Monday, November 5, 2018

Dan Frakes Goes to Apple as Mac App Store Editor

Dan Frakes:

Some job news (thread): After 4(!) amazing years at @wirecutter, I’m leaving for a new editorial position at Apple (Mac App Store Editor!) focused on helping Mac users discover and get more out of great Mac apps. (It’s like Mac Gems redux :) )

John Gruber:

And on a personal level, this trend is not good for me, because I can’t link to App Store articles, because they’re not on the web. They only exist within the App Store apps. I can’t link to some of the best pieces being written these days about indie iOS and Macs apps — and that’s a little weird. And none of these pieces are archived publicly.

The Mac App Store app itself feels locked down. There’s a steady stream of new content in it, but as far as I know there’s no RSS feed or mailing list to find out about it. You can read the content in the app, but you can’t export or print it to read it elsewhere or save it. You can’t even select the text to copy an excerpt.
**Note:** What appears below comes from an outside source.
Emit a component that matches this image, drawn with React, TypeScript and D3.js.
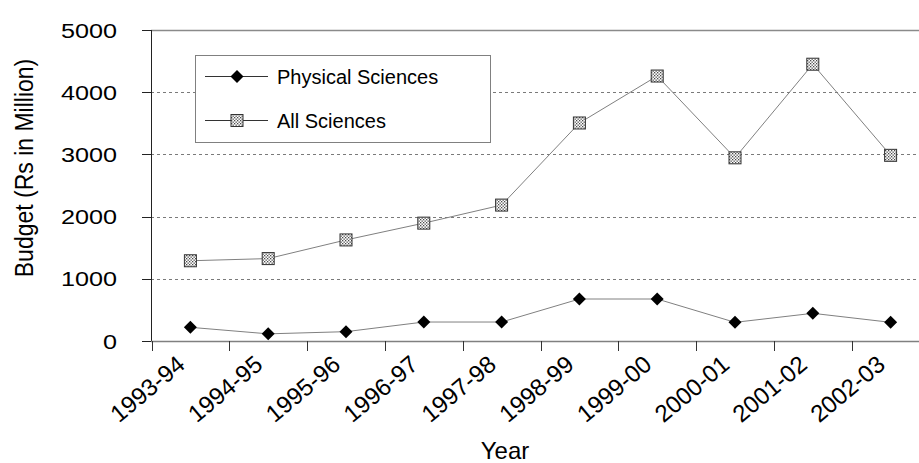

Meanwhile, the full collection of apps seems to only be available via search. Only the top sellers in each category are listed. It feels like Apple is hiding away both the content (which I agree is good) and the apps.

Previously: Is There Hope for the Mac App Store?.

3 Comments RSS · Twitter

Good content? Advertorials … It’s definitely not journalism.

Advertorials are OK if they're finding best in class.

But I agree the end of the affiliate program made reviews more problematic. I get that there were big farms trying to play with google rankings and so forth along with other forms of fraud from faux clicks. Surely there's something in between though.